AI systems depend on data, and crypto systems often create rails for ownership records, payments, provenance, and access control. When those ideas meet, data can be discussed as a licensed asset, a verifiable record, or a paid input to a model workflow.

The vocabulary is useful even when the product is early. It helps readers separate the economic claim from the operational question: where did the data come from, who can use it, and how is usage recorded?

Licensing and royalties

Data licensing describes permission to use a dataset under specific terms. A model royalty can describe a payment tied to use, output, distribution, or another commercial rule.

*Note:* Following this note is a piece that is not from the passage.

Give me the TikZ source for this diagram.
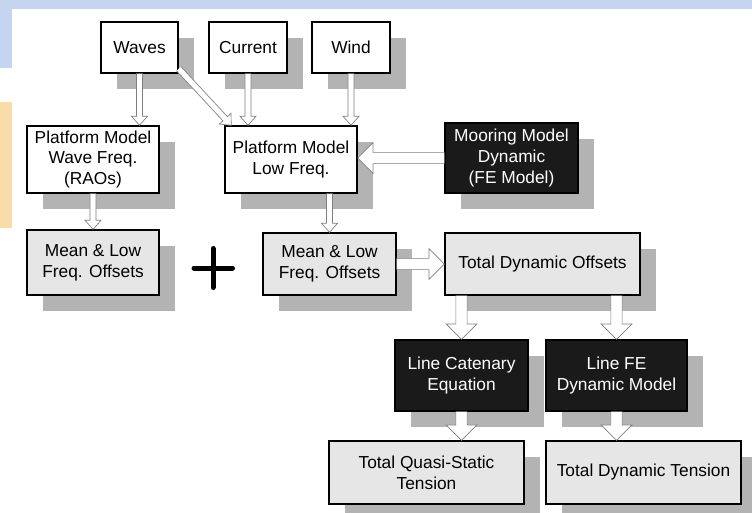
\documentclass[tikz,border=0pt]{standalone}
\usepackage{fontspec}
\setmainfont{Liberation Sans}
\usepackage{tikz}
\usetikzlibrary{calc, shadows}
\definecolor{boxgray}{HTML}{E6E6E6}
\definecolor{boxdark}{HTML}{1A1A1A}
\definecolor{shadowgray}{HTML}{B3B3B3}
\definecolor{arrowgray}{HTML}{7F7F7F}
\definecolor{bgblue}{HTML}{C6D5EF}
\definecolor{bgorange}{HTML}{F8DCA9}
% hollow block arrow: start, end, half shaft, half head, head length
\newcommand{\hollowarrow}[5]{%
  \coordinate (ha-a) at #1;
  \coordinate (ha-b) at #2;
  \coordinate (ha-h) at ($(ha-b)!#5!(ha-a)$);
  \filldraw[arrowline] ($(ha-a)!#3!90:(ha-b)$) -- ($(ha-h)!#3!90:(ha-b)$)
    -- ($(ha-h)!#4!90:(ha-b)$) -- (ha-b) -- ($(ha-h)!#4!-90:(ha-b)$)
    -- ($(ha-h)!#3!-90:(ha-b)$) -- ($(ha-a)!#3!-90:(ha-b)$);
}
\newcommand{\thinarrow}[2]{\hollowarrow{#1}{#2}{2.3pt}{6pt}{6.75pt}}
\newcommand{\widearrow}[2]{\hollowarrow{#1}{#2}{4.2pt}{11.6pt}{11.5pt}}

\tikzset{
  block/.style={draw=black, line width=1.1pt, align=center, inner sep=0pt,
    font=\fontsize{13}{15.5}\selectfont,
    general shadow={shadow xshift=12pt, shadow yshift=-12pt, fill=shadowgray}},
  whitebox/.style={block, fill=white},
  graybox/.style={block, fill=boxgray},
  darkbox/.style={block, fill=boxdark, text=white},
  arrowline/.style={draw=arrowgray, fill=white, line width=0.5pt}
}

\begin{document}
\begin{tikzpicture}[x=0.75pt, y=-0.75pt]
\useasboundingbox (0,0) rectangle (752,512);
% background
\fill[white] (0,0) rectangle (752,512);
\fill[bgblue] (0,0) rectangle (752,9);
\fill[bgblue] (0,0) rectangle (12,68);
\fill[bgorange] (0,102) rectangle (12,228);

% inputs
\node[whitebox, minimum width=57.75pt, minimum height=38.25pt] (waves) at (139.5,47.5) {Waves};
\node[whitebox, minimum width=58.5pt, minimum height=38.25pt] (current) at (248,47.5) {Current};
\node[whitebox, minimum width=58.5pt, minimum height=38.25pt] (wind) at (351,47.5) {Wind};

% models
\node[whitebox, minimum width=99pt, minimum height=50.25pt] (pmwave) at (93,159.5) {Platform Model\\Wave Freq.\\(RAOs)};
\node[whitebox, minimum width=99pt, minimum height=50.25pt] (pmlow) at (291,159.5) {Platform Model\\Low Freq.};
\node[darkbox, minimum width=99.75pt, minimum height=52.5pt] (mooring) at (511.5,158) {Mooring Model\\Dynamic\\(FE Model)};

% offsets
\node[graybox, minimum width=99pt, minimum height=48.75pt] (meanwave) at (93,262.5) {Mean \& Low\\Freq. Offsets};
\node[graybox, minimum width=99.75pt, minimum height=46.5pt] (meanlow) at (329.5,264) {Mean \& Low\\Freq. Offsets};
\node[graybox, minimum width=146.25pt, minimum height=46.5pt] (totoff) at (542.5,264) {Total Dynamic Offsets};

% line models
\node[darkbox, minimum width=99.75pt, minimum height=53.25pt] (catenary) at (461.5,375.5) {Line Catenary\\Equation};
\node[darkbox, minimum width=105.75pt, minimum height=53.25pt] (linefe) at (616.5,375.5) {Line FE\\Dynamic Model};

% tensions
\node[graybox, minimum width=146.25pt, minimum height=47.25pt] (quasi) at (426.5,472.5) {Total Quasi-Static\\Tension};
\node[graybox, minimum width=146.25pt, minimum height=47.25pt] (dyntension) at (643.5,472.5) {Total Dynamic Tension};

% plus sign
\draw[line width=3.75pt, line cap=round] (194,268) -- (232.5,268) (213,248.5) -- (213,287.5);

% arrows
\thinarrow{(waves.south)}{(waves.south |- pmwave.north)}
\thinarrow{($(waves.south east)+(0,-5)$)}{($(pmlow.north west)+(7,0)$)}
\thinarrow{(current.south)}{(current.south |- pmlow.north)}
\thinarrow{(wind.south)}{(wind.south |- pmlow.north)}
\thinarrow{(pmwave.south)}{(pmwave.south |- meanwave.north)}
\thinarrow{(meanlow.north |- pmlow.south)}{(meanlow.north)}
\widearrow{(mooring.west)}{(mooring.west -| pmlow.east)}
\widearrow{(meanlow.east)}{(meanlow.east -| totoff.west)}
\widearrow{(catenary.north |- totoff.south)}{(catenary.north)}
\widearrow{(linefe.north |- totoff.south)}{(linefe.north)}
\widearrow{(catenary.south)}{(catenary.south |- quasi.north)}
\widearrow{(linefe.south)}{(linefe.south |- dyntension.north)}
\end{tikzpicture}
\end{document}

Those words do not prove that a marketplace is fair or enforceable. They simply describe the claimed rights and payment mechanics that a reader should inspect.

Provenance and lineage

Data provenance tracks origin and history. Dataset lineage tracks transformations, versions, filtering, and merging. Training data provenance focuses on the data used to build or improve a model.

These terms matter because AI output can be difficult to evaluate without knowing the source material. In a crypto context, provenance may also connect to signatures, timestamps, hashes, or public records.

How this appears in the game

Data licensing, synthetic data, dataset lineage, model royalty, and provenance terms usually group around AI data markets and verification.

Crypto Term Game treats this as vocabulary for reading product claims. It does not validate any dataset, marketplace, model, or token.

Educational vocabulary only. This guide does not provide investment, tax, legal, or trading advice.